For many the holidays symbolize a time of togetherness, spreading warmth and cheer, and celebrating with family and friends. Sharing space with loved ones and gathering around good food to feel the joy of one another.
For Chef Susy Gonzalez, some of her fondest memories, and her passion for food are rooted in the warm heart of a loving grandfather.
Chef Gonzalez shares the story and memory of her abuelito with a family recipe.
“My grandfather was first generation. He was the definition of living the American dream,” Chef Gonzalez said.
In 1970, Thomas Ortiz Pena moved his family from Mexico City, Mexico to Chicago, Il. Pena had decided to follow his heart and moved to the United States in search of his version of the American Dream.
In Chicago, Thomas found work at the south Chicago steel mill and purchased his first American home. Shortly thereafter, Pena opened Thomas’ Barber Shop on the south side of Chicago. He ran the barber shop for years until he retired, spending each day making the people in his community look as good as he made them feel.
“He was such a positive person and never complained about anything,” Chef Gonzalez explained, “For as long as I can remember he was always working on something even long after retirement, like crafts and small Mexican desserts.”
“My love for cooking started with my grandfather. When he finally retired and closed his barbershop we all moved to Saint Louis. Even after retirement, he continued on with doing what he could to never stop working.
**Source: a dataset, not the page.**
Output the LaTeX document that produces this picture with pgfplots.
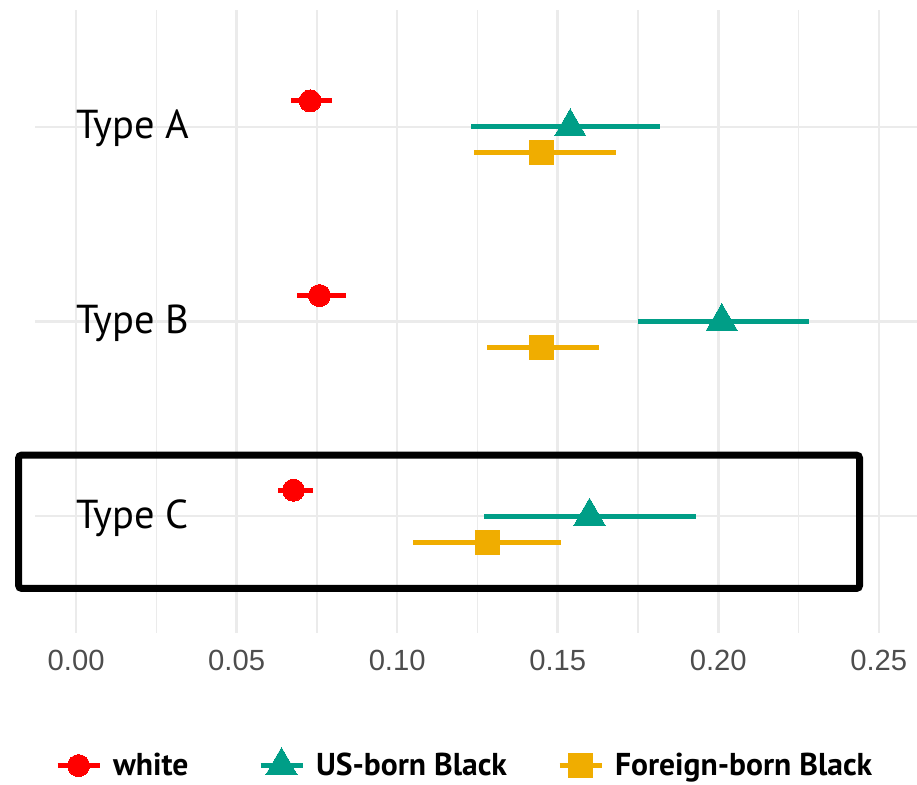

He started focusing more on his Mexican sweets, such as lollipops, frozen pops, candied peanuts, a variety of fresh Mexican candies, and my personal favorite, his cinnamon gorditas.”
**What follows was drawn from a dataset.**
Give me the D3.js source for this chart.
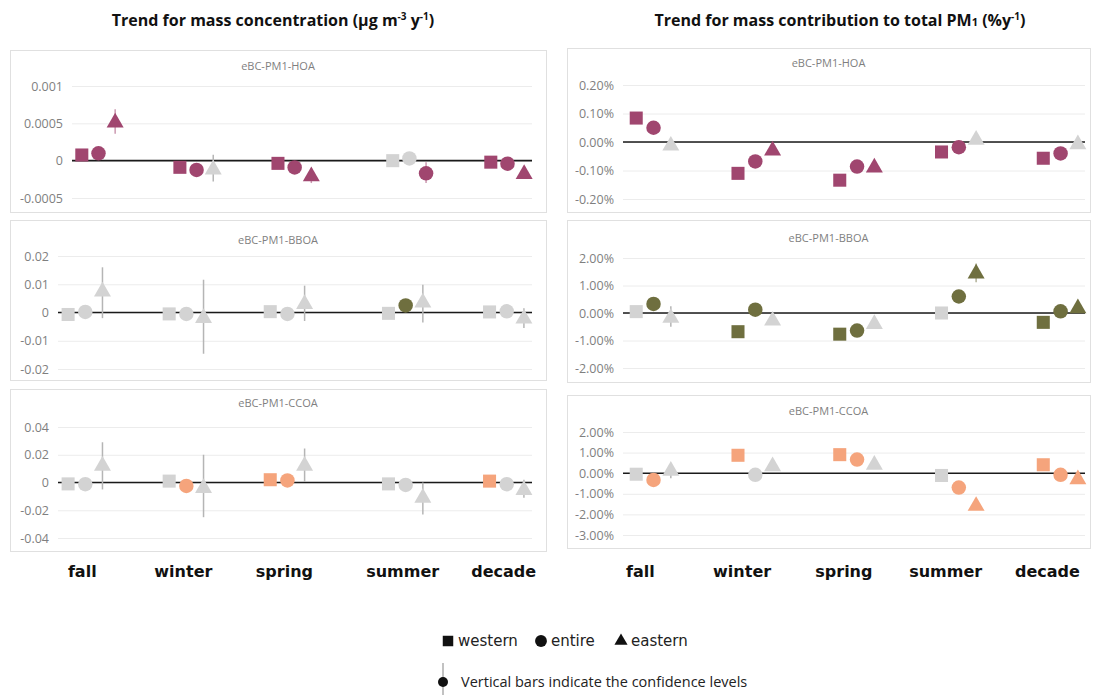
<!DOCTYPE html>
<html>
<head>
<meta charset="utf-8">
<script src="https://cdn.jsdelivr.net/npm/d3@7"></script>
<style>
  body { margin: 0; background: #fff; }
  svg { display: block; }
</style>
</head>
<body>
<div id="chart"></div>
<script>
// seasons on the x axis
const seasons = ['fall', 'winter', 'spring', 'summer', 'decade'];
// x values of the seasons in the two charts (the concentration chart has a wider summer gap)
const concX = [1, 2, 3, 4.17, 5.17];
const shareX = [1, 2, 3, 4, 5];
const seriesNames = ['western', 'entire', 'eastern'];

// mass concentration trends (ug m-3 y-1)
const concHOA_western = [0.000076, -0.000089, -0.000036, 0.0, -0.00002];
const concHOA_entire  = [0.000098, -0.000124, -0.00009, 0.00003, -0.00004];
const concHOA_eastern = [0.00051, -0.00012, -0.00021, -0.00017, -0.00018];
const concHOA_sig = [[1, 1, 1, 0, 1], [1, 1, 1, 0, 1], [1, 0, 1, 1, 1]];
const concHOA_bars = [[0.00036, 0.00069], [-0.00028, 0.00008], [-0.0003, -0.0001], [-0.0003, -0.00002], null];

const concBBOA_western = [-0.0007, -0.0005, 0.0003, -0.0003, 0.0002];
const concBBOA_entire  = [0.0002, -0.0005, -0.0005, 0.0025, 0.0004];
const concBBOA_eastern = [0.0074, -0.002, 0.003, 0.0035, -0.0022];
const concBBOA_sig = [[0, 0, 0, 0, 0], [0, 0, 0, 1, 0], [0, 0, 0, 0, 0]];
const concBBOA_bars = [[-0.002, 0.016], [-0.0146, 0.0116], [-0.003, 0.0095], [-0.0035, 0.0098], [-0.0055, 0.0015]];

const concCCOA_western = [-0.001, 0.001, 0.002, -0.001, 0.001];
const concCCOA_entire  = [-0.0012, -0.0025, 0.0015, -0.0018, -0.0012];
const concCCOA_eastern = [0.012, -0.004, 0.012, -0.011, -0.0055];
const concCCOA_sig = [[0, 0, 1, 0, 1], [0, 1, 1, 0, 0], [0, 0, 0, 0, 0]];
const concCCOA_bars = [[-0.005, 0.029], [-0.025, 0.02], [0.0005, 0.0245], [-0.023, 0.0], [-0.011, 0.002]];

// mass contribution trends (fraction of total PM1 per year)
const shareHOA_western = [0.00084, -0.0011, -0.00134, -0.00035, -0.00057];
const shareHOA_entire  = [0.0005, -0.00068, -0.00086, -0.00018, -0.0004];
const shareHOA_eastern = [-0.00013, -0.0003, -0.0009, 0.00008, -0.00008];
const shareHOA_sig = [[1, 1, 1, 1, 1], [1, 1, 1, 1, 1], [0, 1, 1, 0, 0]];
const shareHOA_bars = [null, null, null, null, null];

const shareBBOA_western = [0.0005, -0.0068, -0.0077, 0.0, -0.0034];
const shareBBOA_entire  = [0.0033, 0.0012, -0.0064, 0.006, 0.0006];
const shareBBOA_eastern = [-0.0018, -0.0028, -0.004, 0.0143, 0.0017];
const shareBBOA_sig = [[0, 1, 1, 0, 1], [1, 1, 1, 1, 1], [0, 0, 0, 1, 1]];
const shareBBOA_bars = [[-0.005, 0.0025], null, null, [0.0112, 0.018], null];

const shareCCOA_western = [-0.0005, 0.0087, 0.009, -0.0011, 0.0041];
const shareCCOA_entire  = [-0.0033, -0.0008, 0.0066, -0.007, -0.0008];
const shareCCOA_eastern = [0.0011, 0.0033, 0.0041, -0.0159, -0.003];
const shareCCOA_sig = [[0, 1, 1, 0, 1], [1, 0, 1, 1, 1], [0, 0, 0, 1, 1]];
const shareCCOA_bars = [[-0.0025, 0.004], null, null, null, null];

// tick values per panel
const concHOA_ticks = [0.001, 0.0005, 0, -0.0005];
const concBBOA_ticks = [0.02, 0.01, 0, -0.01, -0.02];
const concCCOA_ticks = [0.04, 0.02, 0, -0.02, -0.04];
const shareHOA_ticks = [0.002, 0.001, 0, -0.001, -0.002];
const shareBBOA_ticks = [0.02, 0.01, 0, -0.01, -0.02];
const shareCCOA_ticks = [0.02, 0.01, 0, -0.01, -0.02, -0.03];

// the eastern summer HOA concentration point is drawn as a circle in the original
const shapeOverride = { 'concHOA-eastern-summer': 'circle' };

const colors = { HOA: '#a0466f', BBOA: '#6f6f3f', CCOA: '#f5a47c' };
const grey = '#d3d3d3';

const width = 1101, height = 695;
const svg = d3.select('#chart').append('svg')
  .attr('width', width).attr('height', height)
  .attr('viewBox', `0 0 ${width} ${height}`);

const pctFmt = v => (v * 100).toFixed(2) + '%';
const numFmt = v => String(v);

const panels = [
  { id: 'concHOA', name: 'eBC-PM1-HOA', src: 'HOA', xs: concX, xd: [0.73, 5.42], w: concHOA_western, e: concHOA_entire, t: concHOA_eastern,
    sig: concHOA_sig, bars: concHOA_bars, ticks: concHOA_ticks, fmt: numFmt,
    box: [10, 50, 536, 162], plot: [72, 532, 86, 198], subY: 66 },
  { id: 'concBBOA', name: 'eBC-PM1-BBOA', src: 'BBOA', xs: concX, xd: [0.73, 5.42], w: concBBOA_western, e: concBBOA_entire, t: concBBOA_eastern,
    sig: concBBOA_sig, bars: concBBOA_bars, ticks: concBBOA_ticks, fmt: numFmt,
    box: [10, 220, 536, 160], plot: [58, 532, 256, 369], subY: 240 },
  { id: 'concCCOA', name: 'eBC-PM1-CCOA', src: 'CCOA', xs: concX, xd: [0.73, 5.42], w: concCCOA_western, e: concCCOA_entire, t: concCCOA_eastern,
    sig: concCCOA_sig, bars: concCCOA_bars, ticks: concCCOA_ticks, fmt: numFmt,
    box: [10, 389, 536, 162], plot: [58, 532, 427, 538], subY: 403 },
  { id: 'shareHOA', name: 'eBC-PM1-HOA', src: 'HOA', xs: shareX, xd: [0.7, 5.24], w: shareHOA_western, e: shareHOA_entire, t: shareHOA_eastern,
    sig: shareHOA_sig, bars: shareHOA_bars, ticks: shareHOA_ticks, fmt: pctFmt,
    box: [567, 48, 523, 164], plot: [623, 1085, 85, 199], subY: 63 },
  { id: 'shareBBOA', name: 'eBC-PM1-BBOA', src: 'BBOA', xs: shareX, xd: [0.7, 5.24], w: shareBBOA_western, e: shareBBOA_entire, t: shareBBOA_eastern,
    sig: shareBBOA_sig, bars: shareBBOA_bars, ticks: shareBBOA_ticks, fmt: pctFmt,
    box: [567, 220, 523, 162], plot: [623, 1085, 258, 368], subY: 238 },
  { id: 'shareCCOA', name: 'eBC-PM1-CCOA', src: 'CCOA', xs: shareX, xd: [0.7, 5.24], w: shareCCOA_western, e: shareCCOA_entire, t: shareCCOA_eastern,
    sig: shareCCOA_sig, bars: shareCCOA_bars, ticks: shareCCOA_ticks, fmt: pctFmt,
    box: [567, 395, 523, 153], plot: [623, 1085, 432, 535], subY: 411 }
];

const offsets = [-0.17, 0, 0.17];
const symbols = { western: d3.symbolSquare, entire: d3.symbolCircle, eastern: d3.symbolTriangle, circle: d3.symbolCircle };
const symSize = { western: 170, entire: 165, eastern: 125, circle: 165 };

panels.forEach(p => {
  const [bx, by, bw, bh] = p.box;
  const [pl, pr, pt, pb] = p.plot;
  const x = d3.scaleLinear().domain(p.xd).range([pl, pr]);
  const y = d3.scaleLinear().domain([d3.min(p.ticks), d3.max(p.ticks)]).range([pb, pt]);
  p.x = x;

  const g = svg.append('g');
  g.append('rect')
    .attr('x', bx + 0.5).attr('y', by + 0.5)
    .attr('width', bw).attr('height', bh)
    .attr('fill', '#fff').attr('stroke', '#e0e0e0');

  g.append('text')
    .attr('x', bx + bw / 2).attr('y', p.subY)
    .attr('text-anchor', 'middle').attr('dy', '0.35em')
    .attr('font-family', 'Open Sans, sans-serif').attr('font-size', 11)
    .attr('fill', '#7f7f7f')
    .text(p.name);

  const axis = d3.axisLeft(y).tickValues(p.ticks).tickFormat(p.fmt)
    .tickSize(-(pr - pl)).tickPadding(9);
  const ag = g.append('g').attr('transform', `translate(${pl},0)`).call(axis);
  ag.select('.domain').remove();
  ag.selectAll('.tick line').attr('stroke', '#ececec');
  ag.selectAll('.tick text')
    .attr('font-family', 'Open Sans, sans-serif').attr('font-size', 12.5)
    .attr('fill', '#7f7f7f');

  // zero line
  g.append('line')
    .attr('x1', pl).attr('x2', pr)
    .attr('y1', y(0)).attr('y2', y(0))
    .attr('stroke', '#1a1a1a').attr('stroke-width', 1.6);

  const pts = [];
  [p.w, p.e, p.t].forEach((vals, si) => {
    vals.forEach((v, i) => {
      const key = `${p.id}-${seriesNames[si]}-${seasons[i]}`;
      pts.push({
        xv: p.xs[i] + offsets[si], v,
        series: seriesNames[si],
        shape: shapeOverride[key] || seriesNames[si],
        sig: p.sig[si][i],
        bar: si === 2 ? p.bars[i] : null
      });
    });
  });

  g.selectAll('line.err')
    .data(pts.filter(d => d.bar))
    .enter().append('line')
    .attr('class', 'err')
    .attr('x1', d => x(d.xv)).attr('x2', d => x(d.xv))
    .attr('y1', d => y(d.bar[0])).attr('y2', d => y(d.bar[1]))
    .attr('stroke', d => d.sig ? colors[p.src] : '#b5b5b5')
    .attr('stroke-opacity', d => d.sig ? 0.55 : 1)
    .attr('stroke-width', 1.5);

  g.selectAll('path.pt')
    .data(pts)
    .enter().append('path')
    .attr('class', 'pt')
    .attr('transform', d => `translate(${x(d.xv)},${y(d.v)})`)
    .attr('d', d => d3.symbol().type(symbols[d.shape]).size(symSize[d.shape])())
    .attr('fill', d => d.sig ? colors[p.src] : grey);
});

// season labels under the bottom panels
[panels[2], panels[5]].forEach((p, k) => {
  svg.selectAll(null)
    .data(seasons)
    .enter().append('text')
    .attr('x', (d, i) => p.x(p.xs[i] - (k === 1 ? 0.1 : 0)) - 3)
    .attr('y', 577)
    .attr('text-anchor', 'middle')
    .attr('font-family', 'DejaVu Sans, sans-serif').attr('font-weight', 'bold')
    .attr('font-size', 16).attr('fill', '#111')
    .text(d => d);
});

// titles
const t1 = svg.append('text')
  .attr('x', 273).attr('y', 26).attr('text-anchor', 'middle')
  .attr('font-family', 'Open Sans, sans-serif').attr('font-weight', 'bold')
  .attr('font-size', 16).attr('fill', '#111');
t1.append('tspan').text('Trend for mass concentration (µg m');
t1.append('tspan').attr('font-size', 10).attr('dy', -6).text('-3');
t1.append('tspan').attr('dy', 6).text(' y');
t1.append('tspan').attr('font-size', 10).attr('dy', -6).text('-1');
t1.append('tspan').attr('dy', 6).text(')');

const t2 = svg.append('text')
  .attr('x', 840).attr('y', 26).attr('text-anchor', 'middle')
  .attr('font-family', 'Open Sans, sans-serif').attr('font-weight', 'bold')
  .attr('font-size', 16).attr('fill', '#111');
t2.append('tspan').text('Trend for  mass contribution to total PM');
t2.append('tspan').attr('font-size', 11).text('1');
t2.append('tspan').text(' (%y');
t2.append('tspan').attr('font-size', 10).attr('dy', -6).text('-1');
t2.append('tspan').attr('dy', 6).text(')');

// legend
const legendItems = [
  { label: 'western', shape: 'western', x: 448 },
  { label: 'entire', shape: 'entire', x: 541 },
  { label: 'eastern', shape: 'eastern', x: 621 }
];
const lg = svg.append('g');
lg.selectAll('path')
  .data(legendItems).enter().append('path')
  .attr('transform', d => `translate(${d.x},641)`)
  .attr('d', d => d3.symbol().type(symbols[d.shape]).size(d.shape === 'eastern' ? 75 : 110)())
  .attr('fill', '#111');
lg.selectAll('text')
  .data(legendItems).enter().append('text')
  .attr('x', d => d.x + 10).attr('y', 641).attr('dy', '0.35em')
  .attr('font-family', 'DejaVu Sans, sans-serif').attr('font-size', 15)
  .attr('fill', '#222')
  .text(d => d.label);

lg.append('line')
  .attr('x1', 443).attr('x2', 443).attr('y1', 663).attr('y2', 695)
  .attr('stroke', '#999').attr('stroke-width', 1.2);
lg.append('circle').attr('cx', 443).attr('cy', 682).attr('r', 5).attr('fill', '#111');
lg.append('text')
  .attr('x', 461).attr('y', 682).attr('dy', '0.35em')
  .attr('font-family', 'Open Sans, sans-serif').attr('font-size', 14.5)
  .attr('fill', '#222')
  .text('Vertical bars indicate the confidence  levels');
</script>
</body>
</html>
Pena quickly became very popular, taking his sweet treats to the Mexican restaurants and stores throughout St. Louis County.
“Before I knew it, anytime I would go to any restaurant they would ask how my grandfather was doing and when he was going to bring them more of his many Mexican treats.”
On November 24, 2022, Thanksgiving Day, Thomas Ortiz Pena passed away at the age of 86.
“I will never forget driving all around town with him,” Chef Gonzalez said. “Growing up he taught me to always work hard and never give up, my Abuelito was a very hard worker, even after retirement and up to his last day with us, he was operating his craft shop out of his house.”
“This recipe is in honor of my grandfather. Thank you for teaching me everything I know in the kitchen and for inspiring me to be my true self always. Your legacy will live on forever Abuelito!”
Thomas’ Cinnamon Gorditas
2 cups all-purpose flour
3/4 cup cane sugar
1 teaspoon baking powder
1/2 teaspoon ground cinnamon
1/8 teaspoon salt
2 sticks of medicated butter
1 large egg
1/2 teaspoon vanilla extract
1/4 cup warm milk
Place a comal (griddle or cast-iron skillet) over medium heat and allow it to heat up. Once heated, drop the temperature to low.
In a bowl combine all the dry ingredients. Add the butter and combine until you have the consistency of small crumbs.
Add the egg, and vanilla extract and little by little add the warm milk and mix well with your hand. The mixture may be a little sticky.
Knead dough in the bowl until the dough is pliable and springy. Sprinkle with flour if the dough is too sticky.
Knead for 5 to 10 minutes.
Cover the bowl with a clean dish towel and let the dough rest for 10 to 15 minutes.
Form 2- to 2½-inch dough balls.
Use a tortilla press when making these gorditas. Place a piece of plastic wrap or wax paper over each end of the tortilla press. The ball of masa will sit between the two pieces of plastic wrap or wax paper during the pressing process. Place a ball of dough on one end of the tortilla press directly on the plastic wrap. Close the tortilla press and gently press down on the handle, flattening the dough and creating a gordita.
Open the press and place gordita on preheated comal to cook for approximately 2 to 3 minutes or until browned and slightly puffy. Turn gordita over to brown on the second side for approximately 2 to 3 minutes more.
Keep the gorditas warm in a tortilla warmer or under a clean dish towel while you make the rest.
Serve with flavored medicated butter spreads or drizzled with cajeta, dulce de leche, sweetened condensed milk, or topping of your choice.
Enjoy these warm, delicious gorditas with a cup of coffee like my abuelito and I would.
Susy Gonzalez is a classically trained chef with a passion for cannabis. She has used her passion and expertise to develop and create some of the cannabis industry’s most loved edibles and unique marijuana-infused products. Gonzalez shares her recipes with Patients in an effort to help educate about and destigmatize marijuana use. At A Joint Operation, a management group based in St. Louis, Gonzalez focuses on helping Missouri marijuana companies develop brands and products.